Между тем Державин изменяет Полигимнии — музе высокой поэзии — с Мельпоменой. Он вознамерился поставить на место всех новейших модных драматургов — и выдал собственную трагедию «Ирод и Мариамна». Но вышел почти провал. У актёров был некоторый успех — и представление дали несколько раз, но общее суждение о Державине-драматурге не окрыляло. Причём все последующие попытки утвердиться на сцене заканчивались ещё плачевнее: соратник по «Беседе» Шаховской, руководивший театрами Петербурга, не решился на постановку «Тёмного» и «Евпраксии», и оперные либретто Державина так и остались на бумаге. Гаврила Романович готов был из собственного кармана оплатить все издержки постановок — но театральные заправилы избегали его. Их можно понять: не зря Мерзляков назвал драматургию «развалинами Державина». В его пьесах можно (при недюжинном энтузиазме) найти немало литературных достоинств, но природы театра Державин не чувствовал… Шаховской было согласился на постановку «Евпраксии» на деньги Державина, но мудрый актёр и соратник по «Беседе» Иван Дмитревский, боявшийся катастрофы, дипломатично убедил Гаврилу Романовича поставить трагедию в домашнем театре. А ведь в «Евпраксии» было немало воинственных призывов, в которых сквозило неприятие Тильзита. Отважно и вызывающе звучало предисловие Державина — о том, что кочевники и иноверцы терзали Русь вплоть до Ивана Грозного, до покорения Казани. «Но если бы предки наши отступились от веры, охладели в любви к отечеству и верности к государям, тогда уже Россия давно бы не была Россиею. Заключим изречением Соломона: Нет ничего нового под солнцем». Намёк прозрачный. Ностальгически поведал Державин в предисловии и о величии победной эпохи Великой Екатерины. Возможно, у трагедии нашлись бы поклонники из числа рьяных патриотов, но не судьба. «Евпраксию» театры не приняли.

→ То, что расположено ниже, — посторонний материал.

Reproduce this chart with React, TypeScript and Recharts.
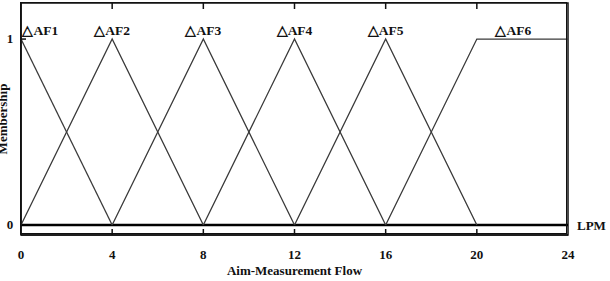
import React from 'react';
import {
  LineChart,
  Line,
  XAxis,
  YAxis,
  ReferenceLine,
  ReferenceDot,
  ReferenceArea,
} from 'recharts';

// Aim-measurement flow ticks (LPM) and membership ticks
const flowTicks = [0, 4, 8, 12, 16, 20, 24];
const memberTicks = [0, 1];

// fuzzy sets, breakpoints as (flow, membership)
const af1 = [
  { x: 0, m: 1 },
  { x: 4, m: 0 },
];
const af2 = [
  { x: 0, m: 0 },
  { x: 4, m: 1 },
  { x: 8, m: 0 },
];
const af3 = [
  { x: 4, m: 0 },
  { x: 8, m: 1 },
  { x: 12, m: 0 },
];
const af4 = [
  { x: 8, m: 0 },
  { x: 12, m: 1 },
  { x: 16, m: 0 },
];
const af5 = [
  { x: 12, m: 0 },
  { x: 16, m: 1 },
  { x: 20, m: 0 },
];
const af6 = [
  { x: 16, m: 0 },
  { x: 20, m: 1 },
  { x: 24, m: 1 },
];
const fuzzySets = [af1, af2, af3, af4, af5, af6];

const setNames = ['△AF1', '△AF2', '△AF3', '△AF4', '△AF5', '△AF6'];
const setLabelAt = [0.85, 4, 8, 12, 16, 21.6];

const SERIF = '"Liberation Serif", "Times New Roman", serif';
const INK = '#111';
const PLOT_TOP_GAP = 232; // distance from x axis up to the top frame

function FlowTick(props: any) {
  const { x, y, payload } = props;
  const v = Number(payload.value);
  return (
    <g>
      <line
        x1={x}
        x2={x}
        y1={y - 6}
        y2={y}
        stroke={INK}
        strokeWidth={1.5}
        strokeOpacity={v > 0 && v < 24 ? 1 : 0}
      />
      <line
        x1={x}
        x2={x}
        y1={y - PLOT_TOP_GAP}
        y2={y - PLOT_TOP_GAP + 6}
        stroke={INK}
        strokeWidth={1.5}
        strokeOpacity={v > 0 && v < 24 ? 1 : 0}
      />
      <text
        x={x}
        y={y + 24}
        textAnchor="middle"
        fontFamily={SERIF}
        fontWeight="bold"
        fontSize={13}
        fill={INK}
      >
        {v}
      </text>
    </g>
  );
}

function MemberTick(props: any) {
  const { x, y, payload } = props;
  return (
    <g>
      <line
        x1={x}
        x2={x + 5}
        y1={y}
        y2={y}
        stroke={INK}
        strokeWidth={1.5}
        strokeOpacity={payload.value === 1 ? 1 : 0}
      />
      <text
        x={x - 11}
        y={y + 4}
        textAnchor="middle"
        fontFamily={SERIF}
        fontWeight="bold"
        fontSize={13}
        fill={INK}
      >
        {payload.value}
      </text>
    </g>
  );
}

export default function App() {
  return (
    <div style={{ position: 'absolute', left: 0, top: 0, width: 610, height: 281, background: '#fff' }}>
      <LineChart width={610} height={281} margin={{ top: 3, right: 42, bottom: 0, left: 0 }}>
        <XAxis
          type="number"
          dataKey="x"
          domain={[0, 24]}
          ticks={flowTicks}
          height={46}
          tickSize={0}
          tickMargin={0}
          tick={FlowTick}
          stroke={INK}
          strokeWidth={1.5}
          label={{
            value: 'Aim-Measurement Flow',
            position: 'insideBottom',
            offset: 6,
            style: { fontFamily: SERIF, fontWeight: 'bold', fontSize: 13, fill: INK },
          }}
        />
        <YAxis
          type="number"
          domain={[-0.054, 1.194]}
          allowDataOverflow
          ticks={memberTicks}
          width={21}
          tickSize={0}
          tickMargin={0}
          tick={MemberTick}
          stroke={INK}
          strokeWidth={1.5}
          label={{
            value: 'Membership',
            angle: -90,
            position: 'insideLeft',
            offset: 2,
            style: {
              fontFamily: SERIF,
              fontWeight: 'bold',
              fontSize: 13,
              fill: INK,
              textAnchor: 'middle',
            },
          }}
        />
        {/* plot frame */}
        <ReferenceArea
          x1={0}
          x2={24}
          y1={-0.054}
          y2={1.194}
          stroke={INK}
          strokeWidth={1.5}
          fill="red"
          fillOpacity={0}
          ifOverflow="visible"
        />
        <ReferenceLine
          y={0}
          stroke="#000"
          strokeWidth={2.5}
          label={{
            value: 'LPM',
            position: 'right',
            offset: 9,
            style: { fontFamily: SERIF, fontWeight: 'bold', fontSize: 13, fill: INK },
          }}
        />
        {fuzzySets.map((d, i) => (
          <Line
            key={setNames[i]}
            data={d}
            dataKey="m"
            type="linear"
            stroke="#3a3a3a"
            strokeWidth={1.3}
            dot={false}
            activeDot={false}
            isAnimationActive={false}
          />
        ))}
        {setNames.map((name, i) => (
          <ReferenceDot
            key={name}
            x={setLabelAt[i]}
            y={1}
            r={0}
            stroke="none"
            fill="none"
            label={{
              value: name,
              position: 'top',
              offset: 4,
              style: { fontFamily: SERIF, fontWeight: 'bold', fontSize: 13.5, fill: INK },
            }}
          />
        ))}
      </LineChart>
      {/* frame drawn as an overlay in case the reference area is not painted */}
      <div
        style={{
          position: 'absolute',
          left: 20,
          top: 2,
          width: 547,
          height: 232,
          border: '1.5px solid #111',
          boxSizing: 'border-box',
          pointerEvents: 'none',
        }}
      />
    </div>
  );
}
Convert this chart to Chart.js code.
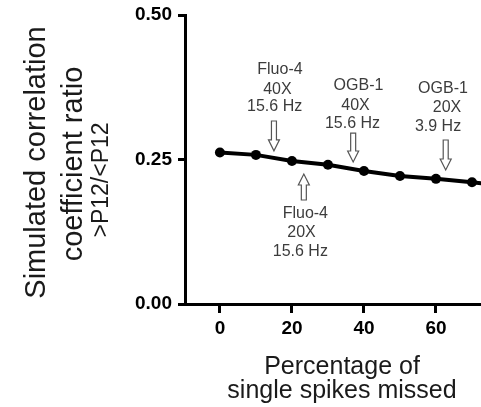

После таких конфузий трудно удержаться от интриг против удачливого соперника, которому государь подарил уже и перстень, и табакерку — как некогда дарили самому Державину за государствообразующие оды. Державин и не удержался. Он, конечно, оказался не единственным недругом Озерова, но действовал против него со сноровкой опытного политика.